■ **DATA EXCERPT**
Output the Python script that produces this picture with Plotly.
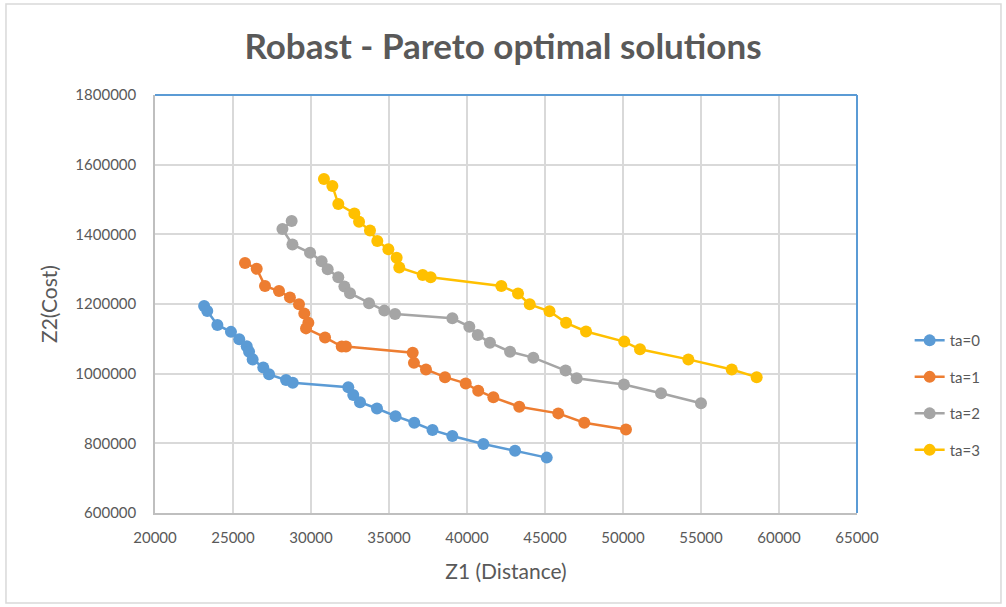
import plotly.graph_objects as go

# Z1 (distance) / Z2 (cost) pairs for each ta level
ta0_z1 = [23150, 23350, 24000, 24870, 25400, 25880, 26030, 26260, 26940, 27310, 28400,
          28830, 32390, 32710, 33140, 34230, 35420, 36620, 37790, 39060, 41050, 43080, 45110]
ta0_z2 = [1194000, 1180000, 1140000, 1120000, 1099000, 1079000, 1063000, 1041000, 1018000,
          998000, 982000, 974000, 961000, 939000, 918000, 900000, 878000, 859000, 838000,
          821000, 798000, 779000, 759000]

ta1_z1 = [25770, 26520, 27050, 27950, 28650, 29230, 29570, 29830, 29680, 30900, 31970,
          32240, 36520, 36600, 37370, 38590, 39920, 40720, 41690, 43350, 45850, 47520, 50190]
ta1_z2 = [1318000, 1301000, 1252000, 1237000, 1219000, 1199000, 1173000, 1146000, 1130000,
          1104000, 1078000, 1078000, 1060000, 1031000, 1012000, 990000, 972000, 951000,
          932000, 905000, 886000, 859000, 840000]

ta2_z1 = [28760, 28170, 28810, 29940, 30680, 31070, 31750, 32140, 32500, 33720, 34700,
          35390, 39060, 40150, 40690, 41470, 42760, 44250, 46320, 47030, 50060, 52440, 55000]
ta2_z2 = [1438000, 1415000, 1371000, 1347000, 1323000, 1300000, 1277000, 1250000, 1231000,
          1202000, 1181000, 1171000, 1159000, 1135000, 1111000, 1089000, 1063000, 1046000,
          1009000, 987000, 969000, 944000, 915000]

ta3_z1 = [30830, 31370, 31750, 32780, 33080, 33780, 34250, 34960, 35490, 35660, 37160,
          37670, 42200, 43270, 44020, 45290, 46350, 47630, 50080, 51090, 54190, 56970, 58570]
ta3_z2 = [1559000, 1539000, 1487000, 1460000, 1436000, 1411000, 1381000, 1357000, 1333000,
          1305000, 1283000, 1277000, 1252000, 1230000, 1199000, 1179000, 1146000, 1121000,
          1092000, 1070000, 1041000, 1012000, 990000]

names = ["ta=0", "ta=1", "ta=2", "ta=3"]
colors = ["#5B9BD5", "#ED7D31", "#A5A5A5", "#FFC000"]
series = [(ta0_z1, ta0_z2), (ta1_z1, ta1_z2), (ta2_z1, ta2_z2), (ta3_z1, ta3_z2)]

text_color = "#595959"
font_family = "Lato, 'Open Sans', sans-serif"

fig = go.Figure()
for name, color, (xs, ys) in zip(names, colors, series):
    fig.add_trace(go.Scatter(
        x=xs, y=ys, name=name, mode="lines+markers",
        line=dict(color=color, width=2.5),
        marker=dict(color=color, size=12),
        legendgroup=name,
    ))

fig.update_layout(
    width=1006, height=607,
    margin=dict(l=155, r=149, t=95, b=94),
    paper_bgcolor="white", plot_bgcolor="white",
    font=dict(family=font_family, color=text_color, size=15),
    title=dict(text="<b>Robast - Pareto optimal solutions</b>", x=0.5, xanchor="center",
               y=1 - 47 / 607, yanchor="middle", font=dict(size=35, color=text_color)),
    legend=dict(x=1.075, y=0.282, xanchor="left", yanchor="middle",
                traceorder="grouped", tracegroupgap=14, font=dict(size=15)),
)

fig.update_xaxes(
    range=[20000, 65000], dtick=5000, tickformat="d",
    showgrid=True, gridcolor="#D9D9D9", gridwidth=1.5,
    showline=True, linecolor="#BFBFBF", linewidth=1.5,
    ticks="outside", ticklen=10, tickcolor="rgba(0,0,0,0)",
    zeroline=False,
    title=dict(text="Z1 (Distance)", font=dict(size=21), standoff=20),
)
fig.update_yaxes(
    range=[600000, 1800000], dtick=200000, tickformat="d",
    showgrid=True, gridcolor="#D9D9D9", gridwidth=1.5,
    showline=True, linecolor="#BFBFBF", linewidth=1.5,
    ticks="outside", ticklen=14, tickcolor="rgba(0,0,0,0)",
    zeroline=False,
    title=dict(text="Z2(Cost)", font=dict(size=21), standoff=12),
)

# blue frame on the top and right of the plot area
fig.add_shape(type="line", xref="paper", yref="paper", x0=0, y0=1, x1=1, y1=1,
              line=dict(color="#5B9BD5", width=2))
fig.add_shape(type="line", xref="paper", yref="paper", x0=1, y0=0, x1=1, y1=1,
              line=dict(color="#5B9BD5", width=2))
# light grey chart border
fig.add_shape(type="rect", xref="paper", yref="paper",
              x0=-0.2123, y0=-0.2153, x1=1.2051, y1=1.2177,
              line=dict(color="#D9D9D9", width=1.5), layer="below")

# drop the default page margin so the figure sits at the window's corner
fig.write_html("out.html", config={"displayModeBar": False},
               post_script="document.body.style.margin='0';")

■ **AIM OF THE TASK**
Return exactly what appears from the opening line of the material through the line with "1092000, 1070000, 1041000, 1012000, 990000]", apart from the pictures.

■ **SOLUTION FOR THIS PROBLEM**
Output the Python script that produces this picture with Plotly.
import plotly.graph_objects as go

# Z1 (distance) / Z2 (cost) pairs for each ta level
ta0_z1 = [23150, 23350, 24000, 24870, 25400, 25880, 26030, 26260, 26940, 27310, 28400,
          28830, 32390, 32710, 33140, 34230, 35420, 36620, 37790, 39060, 41050, 43080, 45110]
ta0_z2 = [1194000, 1180000, 1140000, 1120000, 1099000, 1079000, 1063000, 1041000, 1018000,
          998000, 982000, 974000, 961000, 939000, 918000, 900000, 878000, 859000, 838000,
          821000, 798000, 779000, 759000]

ta1_z1 = [25770, 26520, 27050, 27950, 28650, 29230, 29570, 29830, 29680, 30900, 31970,
          32240, 36520, 36600, 37370, 38590, 39920, 40720, 41690, 43350, 45850, 47520, 50190]
ta1_z2 = [1318000, 1301000, 1252000, 1237000, 1219000, 1199000, 1173000, 1146000, 1130000,
          1104000, 1078000, 1078000, 1060000, 1031000, 1012000, 990000, 972000, 951000,
          932000, 905000, 886000, 859000, 840000]

ta2_z1 = [28760, 28170, 28810, 29940, 30680, 31070, 31750, 32140, 32500, 33720, 34700,
          35390, 39060, 40150, 40690, 41470, 42760, 44250, 46320, 47030, 50060, 52440, 55000]
ta2_z2 = [1438000, 1415000, 1371000, 1347000, 1323000, 1300000, 1277000, 1250000, 1231000,
          1202000, 1181000, 1171000, 1159000, 1135000, 1111000, 1089000, 1063000, 1046000,
          1009000, 987000, 969000, 944000, 915000]

ta3_z1 = [30830, 31370, 31750, 32780, 33080, 33780, 34250, 34960, 35490, 35660, 37160,
          37670, 42200, 43270, 44020, 45290, 46350, 47630, 50080, 51090, 54190, 56970, 58570]
ta3_z2 = [1559000, 1539000, 1487000, 1460000, 1436000, 1411000, 1381000, 1357000, 1333000,
          1305000, 1283000, 1277000, 1252000, 1230000, 1199000, 1179000, 1146000, 1121000,
          1092000, 1070000, 1041000, 1012000, 990000]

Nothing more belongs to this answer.